= Task to complete =
Retype the data that follows line by line, exactly, and leave its pictures out.

= Provided data =
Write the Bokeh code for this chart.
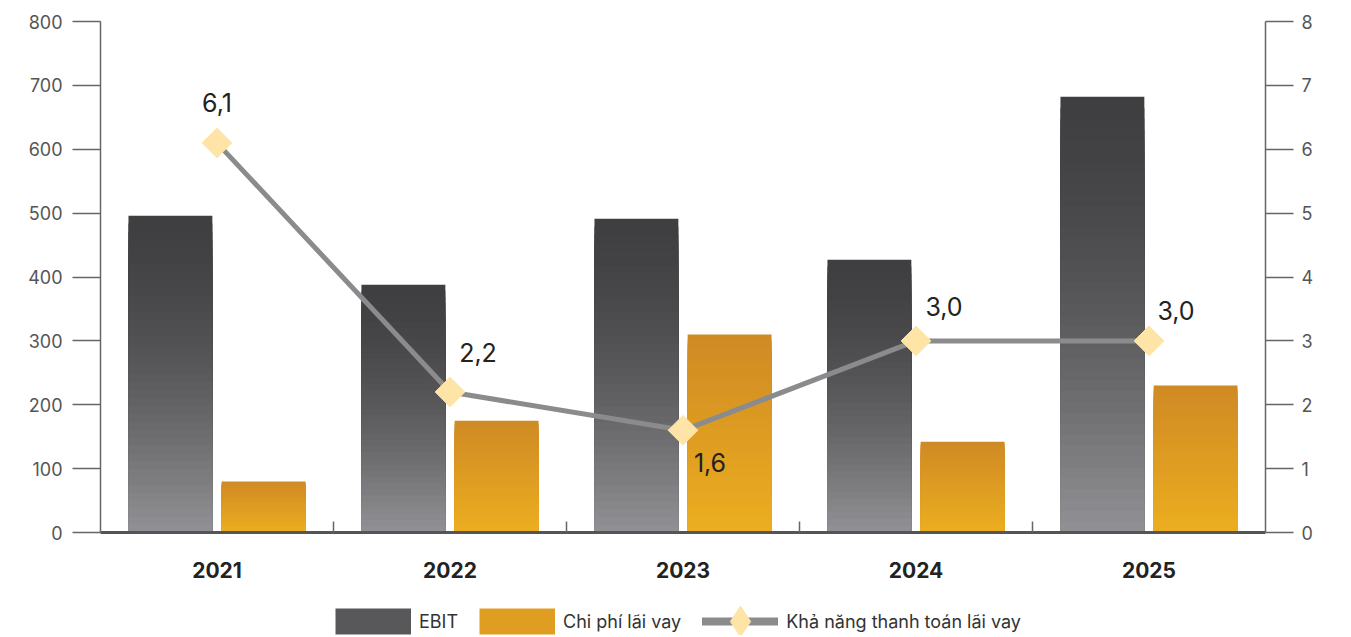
import numpy as np
from bokeh.plotting import figure
from bokeh.layouts import column
from bokeh.models import (ColumnDataSource, Range1d, LinearAxis, FixedTicker,
                          Legend, LegendItem)
from bokeh.core.properties import value
from bokeh.embed import file_html
from bokeh.resources import INLINE

# ---- data ----
years = ["2021", "2022", "2023", "2024", "2025"]
ebit = [496, 388, 491, 427, 682]
interest = [80, 175, 310, 142, 230]
coverage = [6.1, 2.2, 1.6, 3.0, 3.0]
left_ticks = [0, 100, 200, 300, 400, 500, 600, 700, 800]
right_ticks = [0, 1, 2, 3, 4, 5, 6, 7, 8]
series_names = ["EBIT", "Chi phí lãi vay", "Khả năng thanh toán lãi vay"]

# label offsets (screen px) for the coverage values
lab_dx = [0, 28, 27, 28, 27]
lab_dy = [-40, -39, 32, -34, -30]

FONT = "Inter"

def hex2rgb(h):
    h = h.lstrip("#")
    return np.array([int(h[i:i + 2], 16) for i in (0, 2, 4)], dtype=float)

def mix(c1, c2, t):
    c = hex2rgb(c1) + (hex2rgb(c2) - hex2rgb(c1)) * t
    return "#%02x%02x%02x" % tuple(int(round(v)) for v in c)

n = len(years)
xc = np.arange(n) + 0.5

p = figure(width=1345, height=590, output_backend="svg", toolbar_location=None,
           x_range=Range1d(0, n), y_range=Range1d(0, 800),
           min_border_left=100, min_border_right=80, min_border_top=21,
           min_border_bottom=58)
p.extra_y_ranges = {"right": Range1d(0, 8)}
p.xgrid.visible = False
p.ygrid.visible = False
p.outline_line_color = None

N = 40
bw = 0.36
off = 0.2
ebit_arr = np.array(ebit, dtype=float)
int_arr = np.array(interest, dtype=float)
for k in range(N):
    frac = (N - k) / N
    t = (k + 0.5) / N
    c_e = mix("#3f3f41", "#929296", t ** 1.6)
    c_i = mix("#cf8a24", "#ecae20", t)
    p.vbar(x=xc - off, top=ebit_arr * frac, bottom=0, width=bw,
           fill_color=c_e, line_color=None)
    p.vbar(x=xc + off, top=int_arr * frac, bottom=0, width=bw,
           fill_color=c_i, line_color=None)

line_src = ColumnDataSource(dict(
    x=xc, y=coverage,
    lab=[f"{v:.1f}".replace(".", ",") for v in coverage],
    dx=lab_dx, dy=lab_dy))
p.line("x", "y", source=line_src, y_range_name="right",
       line_color="#8a8b8d", line_width=5)
p.scatter("x", "y", source=line_src, y_range_name="right",
          marker="square", angle=np.pi / 4, size=21,
          fill_color="#ffe4a8", line_color="#ffe4a8")
p.text("x", "y", text="lab", source=line_src, y_range_name="right",
       x_offset="dx", y_offset="dy", text_align="center",
       text_baseline="middle", text_font=value(FONT),
       text_font_size="25px", text_color="#222222")

# axes
p.yaxis.ticker = FixedTicker(ticks=left_ticks)
ya = p.yaxis[0]
ra = LinearAxis(y_range_name="right", ticker=FixedTicker(ticks=right_ticks))
p.add_layout(ra, "right")
for ax, so in ((ya, 10), (ra, 8)):
    ax.major_tick_out = 28
    ax.major_tick_in = 0
    ax.minor_tick_out = 0
    ax.minor_tick_in = 0
    ax.axis_line_color = "#666666"
    ax.axis_line_width = 1.5
    ax.major_tick_line_color = "#666666"
    ax.major_tick_line_width = 1.5
    ax.major_label_text_font = FONT
    ax.major_label_text_font_size = "18px"
    ax.major_label_text_color = "#555555"
    ax.major_label_standoff = so

xa = p.xaxis[0]
xa.ticker = FixedTicker(ticks=list(xc), minor_ticks=list(np.arange(1, n)))
xa.major_label_overrides = {float(x): y for x, y in zip(xc, years)}
xa.major_tick_in = 0
xa.major_tick_out = 0
xa.minor_tick_in = 11
xa.minor_tick_out = 0
xa.minor_tick_line_color = "#666666"
xa.minor_tick_line_width = 1.5
xa.axis_line_color = "#555555"
xa.axis_line_width = 3
xa.major_label_text_font = FONT
xa.major_label_text_font_size = "21px"
xa.major_label_text_font_style = "bold"
xa.major_label_text_color = "#222222"
xa.major_label_standoff = 29

# ---- legend strip ----
lf = figure(width=1345, height=45, output_backend="svg", toolbar_location=None,
            x_range=Range1d(0, 1), y_range=Range1d(0, 1),
            min_border=0, min_border_left=0, min_border_right=0,
            min_border_top=0, min_border_bottom=0)
lf.axis.visible = False
lf.xgrid.visible = False
lf.ygrid.visible = False
lf.outline_line_color = None
nan_src = ColumnDataSource(dict(x=[np.nan], y=[np.nan]))
le = lf.line("x", "y", source=nan_src, line_color="#58585b", line_width=26)
li = lf.line("x", "y", source=nan_src, line_color="#df9d22", line_width=26)
ll = lf.line("x", "y", source=nan_src, line_color="#8a8b8d", line_width=8,
             line_cap="round")
lm = lf.scatter("x", "y", source=nan_src, marker="diamond",
                fill_color="#ffe4a8", line_color="#ffe4a8")
leg = Legend(items=[LegendItem(label=series_names[0], renderers=[le]),
                    LegendItem(label=series_names[1], renderers=[li]),
                    LegendItem(label=series_names[2], renderers=[ll, lm])],
             location=(235, -24))
leg.orientation = "horizontal"
leg.border_line_color = None
leg.background_fill_alpha = 0
leg.padding = 0
leg.margin = 0
leg.glyph_width = 76
leg.glyph_height = 76
leg.label_standoff = 8
leg.spacing = 21
leg.label_text_font = FONT
leg.label_text_font_size = "18px"
leg.label_text_color = "#333333"
lf.add_layout(leg, "center")

open("out.html", "w").write(file_html(column(p, lf, spacing=0), INLINE))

= Expected answer =
Write the Bokeh code for this chart.
import numpy as np
from bokeh.plotting import figure
from bokeh.layouts import column
from bokeh.models import (ColumnDataSource, Range1d, LinearAxis, FixedTicker,
                          Legend, LegendItem)
from bokeh.core.properties import value
from bokeh.embed import file_html
from bokeh.resources import INLINE

# ---- data ----
years = ["2021", "2022", "2023", "2024", "2025"]
ebit = [496, 388, 491, 427, 682]
interest = [80, 175, 310, 142, 230]
coverage = [6.1, 2.2, 1.6, 3.0, 3.0]
left_ticks = [0, 100, 200, 300, 400, 500, 600, 700, 800]
right_ticks = [0, 1, 2, 3, 4, 5, 6, 7, 8]
series_names = ["EBIT", "Chi phí lãi vay", "Khả năng thanh toán lãi vay"]

# label offsets (screen px) for the coverage values
lab_dx = [0, 28, 27, 28, 27]
lab_dy = [-40, -39, 32, -34, -30]

FONT = "Inter"

def hex2rgb(h):
    h = h.lstrip("#")
    return np.array([int(h[i:i + 2], 16) for i in (0, 2, 4)], dtype=float)

def mix(c1, c2, t):
    c = hex2rgb(c1) + (hex2rgb(c2) - hex2rgb(c1)) * t
    return "#%02x%02x%02x" % tuple(int(round(v)) for v in c)

n = len(years)
xc = np.arange(n) + 0.5

p = figure(width=1345, height=590, output_backend="svg", toolbar_location=None,
           x_range=Range1d(0, n), y_range=Range1d(0, 800),
           min_border_left=100, min_border_right=80, min_border_top=21,
           min_border_bottom=58)
p.extra_y_ranges = {"right": Range1d(0, 8)}
p.xgrid.visible = False
p.ygrid.visible = False
p.outline_line_color = None

N = 40
bw = 0.36
off = 0.2
ebit_arr = np.array(ebit, dtype=float)
int_arr = np.array(interest, dtype=float)
for k in range(N):
    frac = (N - k) / N
    t = (k + 0.5) / N
    c_e = mix("#3f3f41", "#929296", t ** 1.6)
    c_i = mix("#cf8a24", "#ecae20", t)
    p.vbar(x=xc - off, top=ebit_arr * frac, bottom=0, width=bw,
           fill_color=c_e, line_color=None)
    p.vbar(x=xc + off, top=int_arr * frac, bottom=0, width=bw,
           fill_color=c_i, line_color=None)

line_src = ColumnDataSource(dict(
    x=xc, y=coverage,
    lab=[f"{v:.1f}".replace(".", ",") for v in coverage],
    dx=lab_dx, dy=lab_dy))
p.line("x", "y", source=line_src, y_range_name="right",
       line_color="#8a8b8d", line_width=5)
p.scatter("x", "y", source=line_src, y_range_name="right",
          marker="square", angle=np.pi / 4, size=21,
          fill_color="#ffe4a8", line_color="#ffe4a8")
p.text("x", "y", text="lab", source=line_src, y_range_name="right",
       x_offset="dx", y_offset="dy", text_align="center",
       text_baseline="middle", text_font=value(FONT),
       text_font_size="25px", text_color="#222222")

# axes
p.yaxis.ticker = FixedTicker(ticks=left_ticks)
ya = p.yaxis[0]
ra = LinearAxis(y_range_name="right", ticker=FixedTicker(ticks=right_ticks))
p.add_layout(ra, "right")
for ax, so in ((ya, 10), (ra, 8)):
    ax.major_tick_out = 28
    ax.major_tick_in = 0
    ax.minor_tick_out = 0
    ax.minor_tick_in = 0
    ax.axis_line_color = "#666666"
    ax.axis_line_width = 1.5
    ax.major_tick_line_color = "#666666"
    ax.major_tick_line_width = 1.5
    ax.major_label_text_font = FONT
    ax.major_label_text_font_size = "18px"
    ax.major_label_text_color = "#555555"
    ax.major_label_standoff = so

xa = p.xaxis[0]
xa.ticker = FixedTicker(ticks=list(xc), minor_ticks=list(np.arange(1, n)))
xa.major_label_overrides = {float(x): y for x, y in zip(xc, years)}
xa.major_tick_in = 0
xa.major_tick_out = 0
xa.minor_tick_in = 11
xa.minor_tick_out = 0
xa.minor_tick_line_color = "#666666"
xa.minor_tick_line_width = 1.5
xa.axis_line_color = "#555555"
xa.axis_line_width = 3
xa.major_label_text_font = FONT
xa.major_label_text_font_size = "21px"
xa.major_label_text_font_style = "bold"
xa.major_label_text_color = "#222222"
xa.major_label_standoff = 29

# ---- legend strip ----
lf = figure(width=1345, height=45, output_backend="svg", toolbar_location=None,
            x_range=Range1d(0, 1), y_range=Range1d(0, 1),
            min_border=0, min_border_left=0, min_border_right=0,
            min_border_top=0, min_border_bottom=0)
lf.axis.visible = False
lf.xgrid.visible = False
lf.ygrid.visible = False
lf.outline_line_color = None
nan_src = ColumnDataSource(dict(x=[np.nan], y=[np.nan]))
le = lf.line("x", "y", source=nan_src, line_color="#58585b", line_width=26)
li = lf.line("x", "y", source=nan_src, line_color="#df9d22", line_width=26)
ll = lf.line("x", "y", source=nan_src, line_color="#8a8b8d", line_width=8,
             line_cap="round")
lm = lf.scatter("x", "y", source=nan_src, marker="diamond",
                fill_color="#ffe4a8", line_color="#ffe4a8")
leg = Legend(items=[LegendItem(label=series_names[0], renderers=[le]),
                    LegendItem(label=series_names[1], renderers=[li]),
                    LegendItem(label=series_names[2], renderers=[ll, lm])],
             location=(235, -24))
leg.orientation = "horizontal"
leg.border_line_color = None
leg.background_fill_alpha = 0
leg.padding = 0
leg.margin = 0
leg.glyph_width = 76
leg.glyph_height = 76
leg.label_standoff = 8
leg.spacing = 21
leg.label_text_font = FONT
leg.label_text_font_size = "18px"
leg.label_text_color = "#333333"
lf.add_layout(leg, "center")

open("out.html", "w").write(file_html(column(p, lf, spacing=0), INLINE))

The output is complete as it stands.